Mas a base mais movediça da estratégia do BC é a política fiscal. Para efeito dos gastos, 2011 já acabou - e não acabou mal. A meta de 3,1% do PIB, sem ajustes, parece garantida, como consta da ata da ultima reunião do Copom. O problema é o de sempre: a poupança com a finalidade de pagar a conta de juros - para evitar o descontrole da dívida - continua a ser feita por meio de corte nos investimentos públicos e aumento da arrecadação acima da inflação e do PIB. Leia-se, elevação da carga tributária. Enquanto isso, gastos de custeio e com pessoal avançam com rapidez. Mais do mesmo.
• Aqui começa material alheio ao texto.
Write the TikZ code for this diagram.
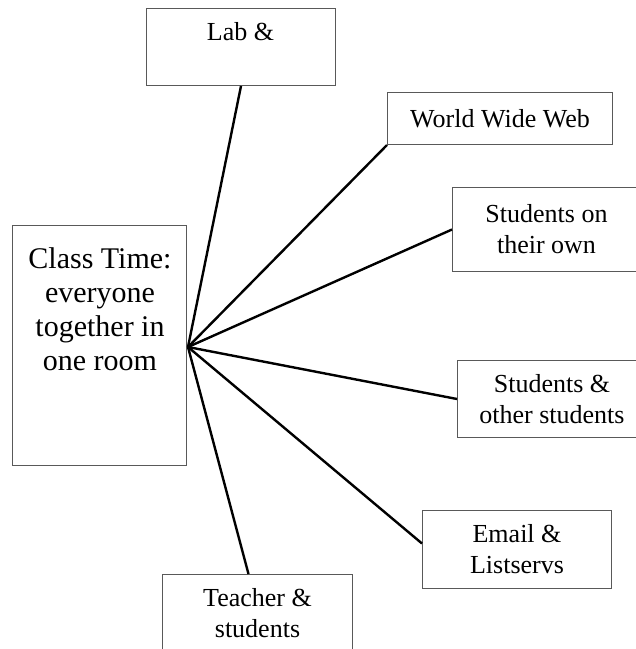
\documentclass[tikz,border=0pt]{standalone}
\usepackage{fontspec}
\setmainfont{Liberation Serif}
\begin{document}
\begin{tikzpicture}[x=1pt,y=-1pt,
  box/.style={draw=black!65, line width=1pt, fill=white, inner sep=0pt,
              anchor=north west, align=center,
              font=\fontsize{26}{31}\selectfont},
  txt/.style={inner sep=0pt, align=center},
  spoke/.style={draw=black, line width=2.4pt}]
\useasboundingbox (0,0) rectangle (636,649);
\clip (0,0) rectangle (636,649);

% boxes around the hub
\node[box, minimum width=189pt, minimum height=77pt] (lab) at (146,8) {};
\node[txt, font=\fontsize{26}{31}\selectfont] (labtext) at (240.5,32) {Lab \&};
\node[box, minimum width=225pt, minimum height=52pt] (www) at (387,92) {World Wide Web};
\node[box, minimum width=188pt, minimum height=84pt] (own) at (452,187) {Students on\\their own};
\node[box, minimum width=189pt, minimum height=77pt] (other) at (457,360) {Students \&\\other students};
\node[box, minimum width=189pt, minimum height=78pt] (email) at (422,510) {Email \&\\Listservs};
\node[box, minimum width=190pt, minimum height=78pt] (teacher) at (162,574) {Teacher \&\\students};

% central box
\node[box, minimum width=174pt, minimum height=240pt] (class) at (12,225) {};
\node[txt, font=\fontsize{30}{34}\selectfont] (classtext) at (100,309)
  {Class Time:\\everyone\\together in\\one room};

% spokes from the hub
\coordinate (hub) at (188,347);
\draw[spoke] (hub) -- (lab.south);
\draw[spoke] (hub) -- (www.south west);
\draw[spoke] (hub) -- (own.west);
\draw[spoke] (hub) -- (other.west);
\draw[spoke] (hub) -- ([yshift=6pt]email.west);
\draw[spoke] (hub) -- ([xshift=-9pt]teacher.north);
\end{tikzpicture}
\end{document}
Há analistas que começam a ficar menos ansiosos por considerar que o BC ganhou alguma previsibilidade, essencial para o mercado. Mas a questão é saber se o banco mudará de comportamento na hora certa, caso os prognósticos apocalípticos se frustrem, por exemplo. Nesta última ata do Copom, o BC mandou o recado de que continua a valer a política de metas de inflação. Menos mal. Mudou, como está evidente, o horizonte de tempo na perseguição das metas. Outro recado: o banco considera a inflação nociva. Óbvio, mas necessário, diante das especulações sobre a firmeza nas convicções do BC de Dilma.

A ata também esclareceu, em boa hora, que será feita "pronta correção de eventuais desvios", caso os índices não convirjam para a "trajetória de metas". O ano que vem, de eleições, sinônimo de gastos públicos, e de 14% de reajuste do salário mínimo, testará de forma especial o BC e o Planalto.